* **EXERCISE DESCRIPTION**
Every line in the data below from the one containing "Emit a LaTeX" down to the one containing "(h4) at (1020,28)", both included, must be retyped exactly; no other line is to appear.
* Start *
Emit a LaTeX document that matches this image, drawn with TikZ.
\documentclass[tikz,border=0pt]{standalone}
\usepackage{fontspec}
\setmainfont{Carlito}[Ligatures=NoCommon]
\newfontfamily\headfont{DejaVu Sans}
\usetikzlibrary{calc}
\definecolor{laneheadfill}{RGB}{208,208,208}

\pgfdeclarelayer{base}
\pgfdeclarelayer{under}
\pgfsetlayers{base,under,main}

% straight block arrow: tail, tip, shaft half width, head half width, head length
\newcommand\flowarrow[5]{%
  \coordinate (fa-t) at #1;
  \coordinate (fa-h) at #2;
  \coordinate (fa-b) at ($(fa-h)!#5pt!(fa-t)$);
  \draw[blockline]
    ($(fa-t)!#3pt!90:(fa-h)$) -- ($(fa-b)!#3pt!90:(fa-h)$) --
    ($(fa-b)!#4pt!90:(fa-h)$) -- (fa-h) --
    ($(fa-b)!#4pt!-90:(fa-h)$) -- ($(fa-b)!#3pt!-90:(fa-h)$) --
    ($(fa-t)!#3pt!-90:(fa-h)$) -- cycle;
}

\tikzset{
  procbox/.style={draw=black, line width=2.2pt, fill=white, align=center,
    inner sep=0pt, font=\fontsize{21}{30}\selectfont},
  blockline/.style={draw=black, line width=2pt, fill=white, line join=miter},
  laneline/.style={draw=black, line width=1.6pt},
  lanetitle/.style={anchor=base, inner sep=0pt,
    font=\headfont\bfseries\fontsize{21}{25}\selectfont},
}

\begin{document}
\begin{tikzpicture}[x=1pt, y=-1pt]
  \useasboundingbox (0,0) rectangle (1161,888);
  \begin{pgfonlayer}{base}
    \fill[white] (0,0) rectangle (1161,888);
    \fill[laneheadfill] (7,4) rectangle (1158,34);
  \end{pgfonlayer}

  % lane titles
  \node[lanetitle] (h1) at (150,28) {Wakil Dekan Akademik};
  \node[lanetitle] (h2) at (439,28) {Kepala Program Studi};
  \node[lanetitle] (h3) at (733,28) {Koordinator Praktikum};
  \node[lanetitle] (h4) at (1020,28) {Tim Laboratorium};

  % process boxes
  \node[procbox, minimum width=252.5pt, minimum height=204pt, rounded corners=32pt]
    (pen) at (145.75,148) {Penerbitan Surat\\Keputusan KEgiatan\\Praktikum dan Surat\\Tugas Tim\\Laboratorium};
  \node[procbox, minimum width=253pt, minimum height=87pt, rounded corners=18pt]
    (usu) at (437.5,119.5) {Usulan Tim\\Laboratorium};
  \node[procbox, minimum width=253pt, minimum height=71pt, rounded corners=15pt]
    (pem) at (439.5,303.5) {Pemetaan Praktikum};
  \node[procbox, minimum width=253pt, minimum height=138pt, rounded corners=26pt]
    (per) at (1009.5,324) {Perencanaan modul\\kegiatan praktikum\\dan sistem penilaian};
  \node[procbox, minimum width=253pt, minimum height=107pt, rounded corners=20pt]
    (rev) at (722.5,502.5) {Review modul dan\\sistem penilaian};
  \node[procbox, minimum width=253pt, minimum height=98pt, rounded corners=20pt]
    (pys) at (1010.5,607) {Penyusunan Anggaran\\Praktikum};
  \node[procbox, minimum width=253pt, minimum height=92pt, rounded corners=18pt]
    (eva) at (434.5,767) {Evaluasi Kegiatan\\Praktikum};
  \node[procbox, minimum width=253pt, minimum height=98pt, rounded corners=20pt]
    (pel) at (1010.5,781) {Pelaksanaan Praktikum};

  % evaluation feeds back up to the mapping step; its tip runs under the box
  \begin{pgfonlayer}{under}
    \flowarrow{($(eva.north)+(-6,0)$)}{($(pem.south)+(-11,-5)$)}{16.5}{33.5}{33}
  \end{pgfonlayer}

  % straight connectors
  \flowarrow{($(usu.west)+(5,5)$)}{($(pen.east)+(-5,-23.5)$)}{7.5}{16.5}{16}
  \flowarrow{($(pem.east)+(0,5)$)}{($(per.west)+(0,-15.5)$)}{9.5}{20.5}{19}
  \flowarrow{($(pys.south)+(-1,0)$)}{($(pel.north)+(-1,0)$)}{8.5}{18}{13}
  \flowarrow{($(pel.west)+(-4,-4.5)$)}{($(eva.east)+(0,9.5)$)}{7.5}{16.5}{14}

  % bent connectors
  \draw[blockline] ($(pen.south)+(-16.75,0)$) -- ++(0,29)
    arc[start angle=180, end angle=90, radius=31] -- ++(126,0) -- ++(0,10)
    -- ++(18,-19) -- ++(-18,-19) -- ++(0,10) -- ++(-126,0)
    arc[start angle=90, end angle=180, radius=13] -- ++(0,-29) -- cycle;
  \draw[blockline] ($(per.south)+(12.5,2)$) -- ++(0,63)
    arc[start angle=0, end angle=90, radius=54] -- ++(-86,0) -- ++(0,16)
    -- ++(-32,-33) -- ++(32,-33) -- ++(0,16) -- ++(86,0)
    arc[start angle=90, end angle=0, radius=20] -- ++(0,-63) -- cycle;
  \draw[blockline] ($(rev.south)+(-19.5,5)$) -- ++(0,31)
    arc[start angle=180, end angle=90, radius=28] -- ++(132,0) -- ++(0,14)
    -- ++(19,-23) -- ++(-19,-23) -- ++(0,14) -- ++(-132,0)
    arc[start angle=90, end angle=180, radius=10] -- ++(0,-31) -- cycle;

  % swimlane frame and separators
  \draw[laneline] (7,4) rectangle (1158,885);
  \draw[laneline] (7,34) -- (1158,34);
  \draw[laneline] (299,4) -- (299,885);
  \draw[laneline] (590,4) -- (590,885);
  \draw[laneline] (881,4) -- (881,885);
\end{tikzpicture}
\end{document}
* End *
* Start *
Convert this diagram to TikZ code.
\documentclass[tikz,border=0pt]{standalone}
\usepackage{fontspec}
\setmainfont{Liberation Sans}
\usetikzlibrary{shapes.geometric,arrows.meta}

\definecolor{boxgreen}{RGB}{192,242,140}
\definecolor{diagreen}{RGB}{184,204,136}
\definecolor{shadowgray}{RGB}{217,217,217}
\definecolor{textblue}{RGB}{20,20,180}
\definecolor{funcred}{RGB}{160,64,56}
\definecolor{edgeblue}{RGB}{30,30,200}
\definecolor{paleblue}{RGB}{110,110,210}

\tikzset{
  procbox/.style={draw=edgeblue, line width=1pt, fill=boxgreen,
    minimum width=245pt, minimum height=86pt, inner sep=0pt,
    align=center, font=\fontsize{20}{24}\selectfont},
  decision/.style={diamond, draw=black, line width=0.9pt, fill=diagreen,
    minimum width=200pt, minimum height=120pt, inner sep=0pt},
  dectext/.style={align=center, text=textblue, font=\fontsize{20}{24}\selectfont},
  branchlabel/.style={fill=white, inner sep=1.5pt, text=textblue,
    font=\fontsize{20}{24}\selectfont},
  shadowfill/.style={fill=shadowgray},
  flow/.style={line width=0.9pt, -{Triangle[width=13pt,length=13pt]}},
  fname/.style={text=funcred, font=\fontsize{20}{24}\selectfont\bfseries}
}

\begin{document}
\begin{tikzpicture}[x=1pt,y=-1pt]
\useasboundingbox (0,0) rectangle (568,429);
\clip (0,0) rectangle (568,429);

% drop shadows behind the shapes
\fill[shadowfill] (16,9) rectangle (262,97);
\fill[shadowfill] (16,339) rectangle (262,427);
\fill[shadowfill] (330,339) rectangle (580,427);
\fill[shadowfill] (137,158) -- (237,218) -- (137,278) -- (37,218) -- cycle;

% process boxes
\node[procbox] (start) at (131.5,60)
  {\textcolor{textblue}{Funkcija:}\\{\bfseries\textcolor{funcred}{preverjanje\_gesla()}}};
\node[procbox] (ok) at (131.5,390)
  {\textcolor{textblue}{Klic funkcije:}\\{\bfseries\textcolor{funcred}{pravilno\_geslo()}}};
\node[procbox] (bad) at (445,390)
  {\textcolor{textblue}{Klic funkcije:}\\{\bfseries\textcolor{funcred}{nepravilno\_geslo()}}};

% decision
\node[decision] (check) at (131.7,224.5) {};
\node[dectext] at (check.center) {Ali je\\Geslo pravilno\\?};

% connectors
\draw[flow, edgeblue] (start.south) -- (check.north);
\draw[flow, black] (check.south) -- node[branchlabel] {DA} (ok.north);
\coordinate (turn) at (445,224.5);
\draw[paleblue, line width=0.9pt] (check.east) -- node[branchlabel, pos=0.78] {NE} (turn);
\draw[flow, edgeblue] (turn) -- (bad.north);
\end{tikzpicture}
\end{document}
* End *
* **ANSWER TO THE PROBLEM**
Emit a LaTeX document that matches this image, drawn with TikZ.
\documentclass[tikz,border=0pt]{standalone}
\usepackage{fontspec}
\setmainfont{Carlito}[Ligatures=NoCommon]
\newfontfamily\headfont{DejaVu Sans}
\usetikzlibrary{calc}
\definecolor{laneheadfill}{RGB}{208,208,208}

\pgfdeclarelayer{base}
\pgfdeclarelayer{under}
\pgfsetlayers{base,under,main}

% straight block arrow: tail, tip, shaft half width, head half width, head length
\newcommand\flowarrow[5]{%
  \coordinate (fa-t) at #1;
  \coordinate (fa-h) at #2;
  \coordinate (fa-b) at ($(fa-h)!#5pt!(fa-t)$);
  \draw[blockline]
    ($(fa-t)!#3pt!90:(fa-h)$) -- ($(fa-b)!#3pt!90:(fa-h)$) --
    ($(fa-b)!#4pt!90:(fa-h)$) -- (fa-h) --
    ($(fa-b)!#4pt!-90:(fa-h)$) -- ($(fa-b)!#3pt!-90:(fa-h)$) --
    ($(fa-t)!#3pt!-90:(fa-h)$) -- cycle;
}

\tikzset{
  procbox/.style={draw=black, line width=2.2pt, fill=white, align=center,
    inner sep=0pt, font=\fontsize{21}{30}\selectfont},
  blockline/.style={draw=black, line width=2pt, fill=white, line join=miter},
  laneline/.style={draw=black, line width=1.6pt},
  lanetitle/.style={anchor=base, inner sep=0pt,
    font=\headfont\bfseries\fontsize{21}{25}\selectfont},
}

\begin{document}
\begin{tikzpicture}[x=1pt, y=-1pt]
  \useasboundingbox (0,0) rectangle (1161,888);
  \begin{pgfonlayer}{base}
    \fill[white] (0,0) rectangle (1161,888);
    \fill[laneheadfill] (7,4) rectangle (1158,34);
  \end{pgfonlayer}

  % lane titles
  \node[lanetitle] (h1) at (150,28) {Wakil Dekan Akademik};
  \node[lanetitle] (h2) at (439,28) {Kepala Program Studi};
  \node[lanetitle] (h3) at (733,28) {Koordinator Praktikum};
  \node[lanetitle] (h4) at (1020,28) {Tim Laboratorium};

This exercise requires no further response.